We figure that buying a full-size truck is almost always an exercise in practicality; few among us buy a high-riding mountain of a towing machine without any intention of ever using it to haul, tow, or otherwise strong-arm some amount of stubborn mass from here to there. The truck-buyer certainly has his/her options open, too, with full-size offerings from Chevrolet, Dodge, Ford, GMC, Nissan, and Toyota.
So, where do you turn?
Well, according to Jalopnik, you needn’t turn any further than toward your local Chevrolet dealer. In a comparison against other extended cab rivals in the full-size category, with a (sensible) upper price limit of $40,000, they’ve given the 2015 Chevy Silverado top marks. As the site’s own Andrew Collins explains, the extended cab versions of each of these trucks was chosen because “none of you seem interested in regular cabs.” Four-wheel drive was also optioned across all of these trucks for the same reason; most truck buyers demand it.
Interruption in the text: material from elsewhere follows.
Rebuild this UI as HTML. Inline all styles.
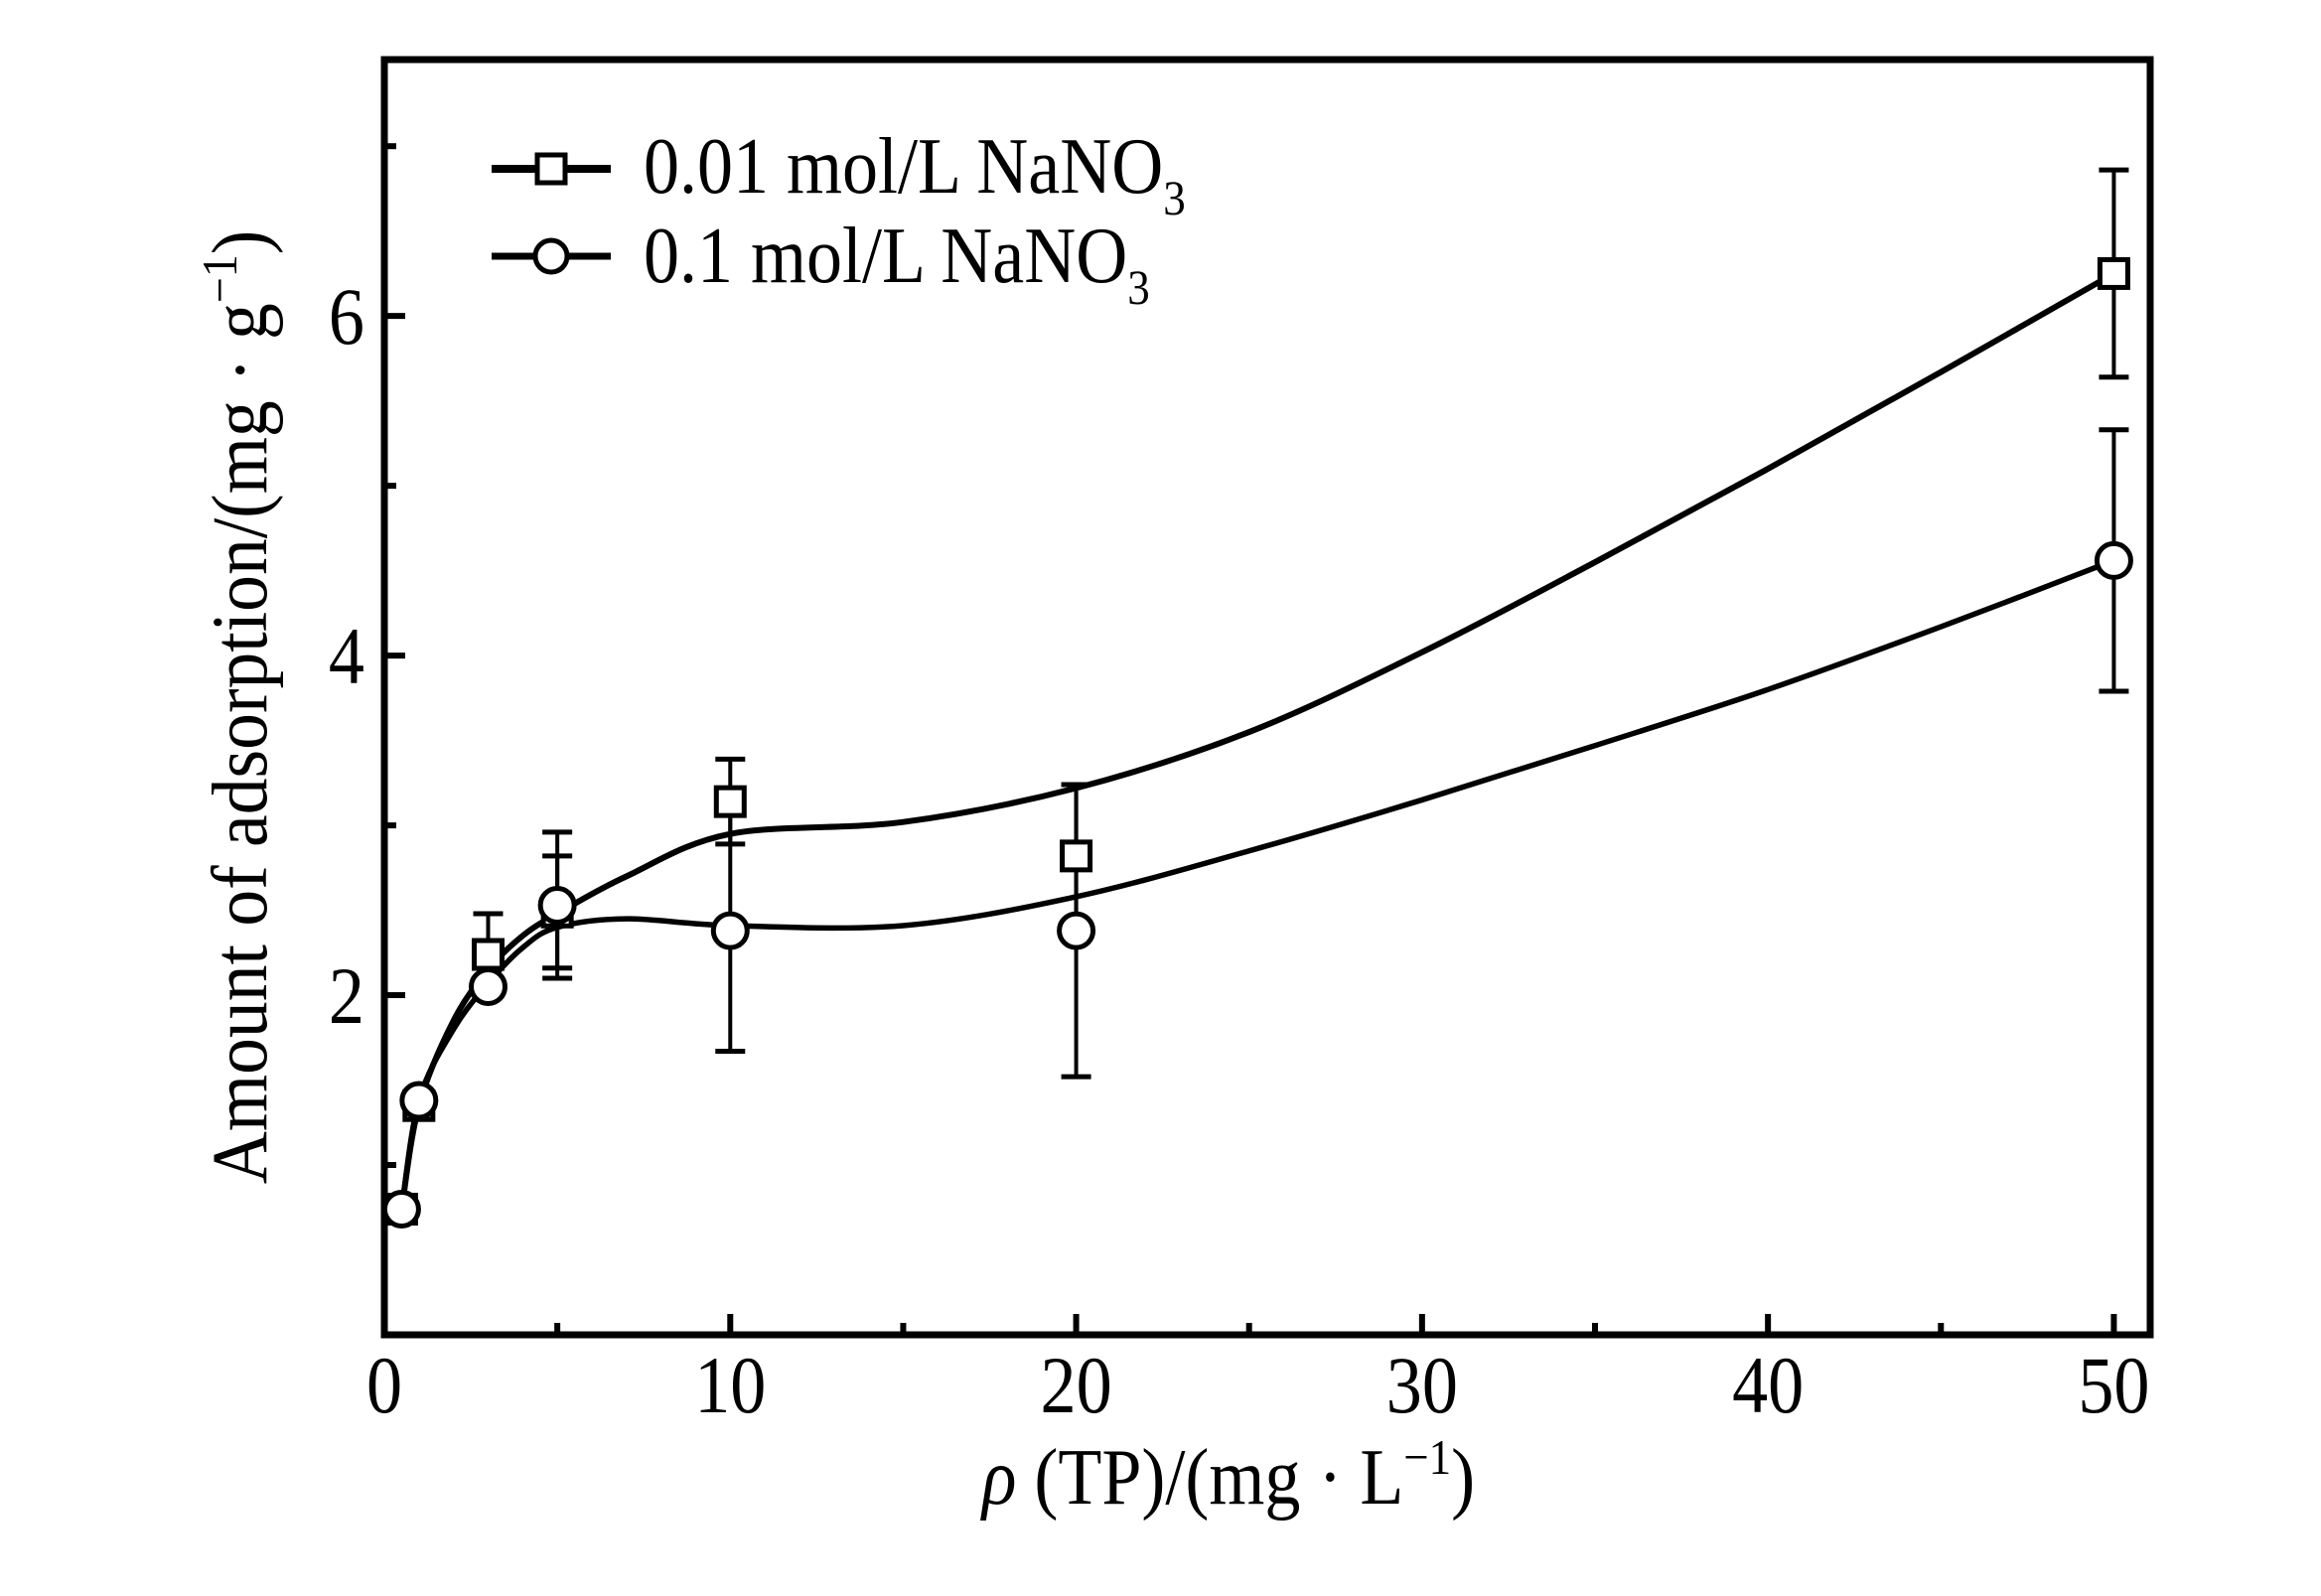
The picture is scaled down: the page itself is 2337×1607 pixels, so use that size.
<!DOCTYPE html>
<html><head><meta charset="utf-8"><style>
html,body{margin:0;padding:0;background:#fff;}
svg{display:block;font-family:"Liberation Serif",serif;}
</style></head><body>
<svg id="chart" width="2337" height="1607" viewBox="0 0 2337 1607" xmlns="http://www.w3.org/2000/svg">
<g id="plot"></g>
</svg>
<script>
const xValues = [0.5, 1, 3, 5, 10, 20, 50];
const squareValues = [0.74, 1.35, 2.24, 2.49, 3.14, 2.82, 6.25];
const squareErrors = [0.02, 0.05, 0.24, 0.33, 0.25, 0.42, 0.61];
const circleValues = [0.74, 1.38, 2.05, 2.53, 2.38, 2.38, 4.56];
const circleErrors = [0.02, 0.05, 0.05, 0.43, 0.71, 0.86, 0.77];
const fitX = [0.5, 1, 2, 3, 4, 5, 7, 10, 15, 20, 25, 30, 35, 40, 45, 50];
const squareFit = [0.74, 1.35, 1.85, 2.15, 2.35, 2.48, 2.7, 2.95, 3.02, 3.22, 3.55, 4.02, 4.55, 5.1, 5.67, 6.25];
const circleFit = [0.74, 1.38, 1.8, 2.07, 2.28, 2.4, 2.45, 2.41, 2.41, 2.58, 2.85, 3.15, 3.47, 3.8, 4.17, 4.56];
const xTicks = [0, 10, 20, 30, 40, 50];
const xMinor = [5, 15, 25, 35, 45];
const yTicks = [2, 4, 6];
const yMinor = [1, 3, 5, 7];

const NS = "http://www.w3.org/2000/svg";
const L = 387, R = 2165, T = 60, B = 1344;
const XMIN = 0, XMAX = 51.05, YMIN = 0, YMAX = 7.51;
function sx(v){ return L + (v - XMIN) / (XMAX - XMIN) * (R - L); }
function sy(v){ return B - (v - YMIN) / (YMAX - YMIN) * (B - T); }
const g = document.getElementById('plot');
function mk(tag, attrs, parent){
  const e = document.createElementNS(NS, tag);
  for (const k in attrs) e.setAttribute(k, attrs[k]);
  (parent || g).appendChild(e);
  return e;
}

const frame = mk('rect', {x:L, y:T, width:R-L, height:B-T, fill:'none', stroke:'#000', 'stroke-width':7});



xTicks.forEach(v => {
  const t = mk('line', {x1:sx(v), x2:sx(v), y1:B, y2:B-21, stroke:'#000', 'stroke-width':6});
  
  
  const lb = mk('text', {transform:'translate(' + sx(v) + ',1422) scale(0.88,1)', 'font-size':82, 'text-anchor':'middle'});
  lb.textContent = v;
  
  
});
xMinor.forEach(v => {
  const t = mk('line', {x1:sx(v), x2:sx(v), y1:B, y2:B-12, stroke:'#000', 'stroke-width':6});
  
  
});
yTicks.forEach(v => {
  const t = mk('line', {x1:L, x2:L+21, y1:sy(v), y2:sy(v), stroke:'#000', 'stroke-width':6});
  
  
  const lb = mk('text', {transform:'translate(367,' + (sy(v)+28) + ') scale(0.88,1)', 'font-size':82, 'text-anchor':'end'});
  lb.textContent = v;
  
  
});
yMinor.forEach(v => {
  const t = mk('line', {x1:L, x2:L+12, y1:sy(v), y2:sy(v), stroke:'#000', 'stroke-width':6});
  
  
});

function curvePath(xs, ys){
  const p = xs.map((x,i)=>[sx(x), sy(ys[i])]);
  let d = 'M' + p[0][0] + ',' + p[0][1];
  for (let i = 0; i < p.length-1; i++){
    const p0 = p[Math.max(0,i-1)], p1 = p[i], p2 = p[i+1], p3 = p[Math.min(p.length-1,i+2)];
    const c1x = p1[0] + (p2[0]-p0[0])/6, c1y = p1[1] + (p2[1]-p0[1])/6;
    const c2x = p2[0] - (p3[0]-p1[0])/6, c2y = p2[1] - (p3[1]-p1[1])/6;
    d += ' C' + c1x + ',' + c1y + ' ' + c2x + ',' + c2y + ' ' + p2[0] + ',' + p2[1];
  }
  return d;
}
const c1 = mk('path', {d:curvePath(fitX, squareFit), fill:'none', stroke:'#000', 'stroke-width':6});


const c2 = mk('path', {d:curvePath(fitX, circleFit), fill:'none', stroke:'#000', 'stroke-width':5.5});



function errBar(x, y, e, name){
  const cx = sx(x), y1 = sy(y+e), y2 = sy(y-e);
  const gg = mk('g', {});
  
  
  mk('line', {x1:cx, x2:cx, y1:y1, y2:y2, stroke:'#000', 'stroke-width':4}, gg);
  mk('line', {x1:cx-15, x2:cx+15, y1:y1, y2:y1, stroke:'#000', 'stroke-width':5}, gg);
  mk('line', {x1:cx-15, x2:cx+15, y1:y2, y2:y2, stroke:'#000', 'stroke-width':5}, gg);
}
xValues.forEach((x,i) => {
  errBar(x, squareValues[i], squareErrors[i], 'error-bar-0.01');
  errBar(x, circleValues[i], circleErrors[i], 'error-bar-0.1');
});
xValues.forEach((x,i) => {
  const s = mk('rect', {x:sx(x)-14, y:sy(squareValues[i])-14, width:28, height:28, fill:'#fff', stroke:'#000', 'stroke-width':5});
  
  
  const c = mk('circle', {cx:sx(x), cy:sy(circleValues[i]), r:17, fill:'#fff', stroke:'#000', 'stroke-width':5});
  
  
});

const lg = mk('g', {});


const l1 = mk('line', {x1:495, x2:615, y1:170, y2:170, stroke:'#000', 'stroke-width':8}, lg);


const ls = mk('rect', {x:541, y:156, width:28, height:28, fill:'#fff', stroke:'#000', 'stroke-width':5}, lg);


const l2 = mk('line', {x1:495, x2:615, y1:258, y2:258, stroke:'#000', 'stroke-width':7}, lg);


const lc = mk('circle', {cx:555, cy:258, r:16, fill:'#fff', stroke:'#000', 'stroke-width':5}, lg);


</script>
<svg style="position:absolute;left:0;top:0" width="2337" height="1607" xmlns="http://www.w3.org/2000/svg">
<g font-family="Liberation Serif, serif" fill="#000">
<text transform="translate(648,194) scale(0.9,1)" font-size="80">0.01 mol/L NaNO<tspan font-size="50" dy="22">3</tspan></text>
<text transform="translate(648,284) scale(0.9,1)" font-size="80">0.1 mol/L NaNO<tspan font-size="50" dy="22">3</tspan></text>
<text transform="translate(268,712) rotate(-90) scale(0.92,1)" text-anchor="middle" font-size="80">Amount of adsorption/(mg · g<tspan font-size="50" dy="-30">−1</tspan><tspan dy="30">)</tspan></text>
<text transform="translate(1237,1514) scale(0.9,1)" text-anchor="middle" font-size="80"><tspan font-style="italic">ρ</tspan> (TP)/(mg · L<tspan font-size="50" dy="-30">−1</tspan><tspan dy="30">)</tspan></text>
</g>
</svg>
</body></html>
Those options being equal, the 2015 Chevy Silverado beats the competition largely by virtue of the low cost of other practical equipment. For instance, Jalopnik reports that in the Silverado, both a V8 engine and navigation could be selected while still leaving enough of that $40,000 leftover for the trailer package; neither the Ford nor the Dodge could match that. The trailer package boosts the Silverado’s towing capacity to 9,500 pounds, and adds an automatic locking differential.
Meanwhile, in keeping under that aforementioned price limit, both the Dodge and the Ford were stuck with the base, normally-aspirated V6 if the trailer package was selected. The 5.3-liter Ecotec3 V8 in the Silverado was (obviously) more torquey and powerful than those V6 powerplants, while only conceding 1 mpg compared to the V6-equipped Ford.
These distinct advantages – in addition to an ergonomically-friendly interior, a smooth ride, and simple, “timeless” design – were enough to move Jalopnik to give the overall win to the 2015 Chevy Silverado. Take that, aluminum soda can-bodied Ford, et al.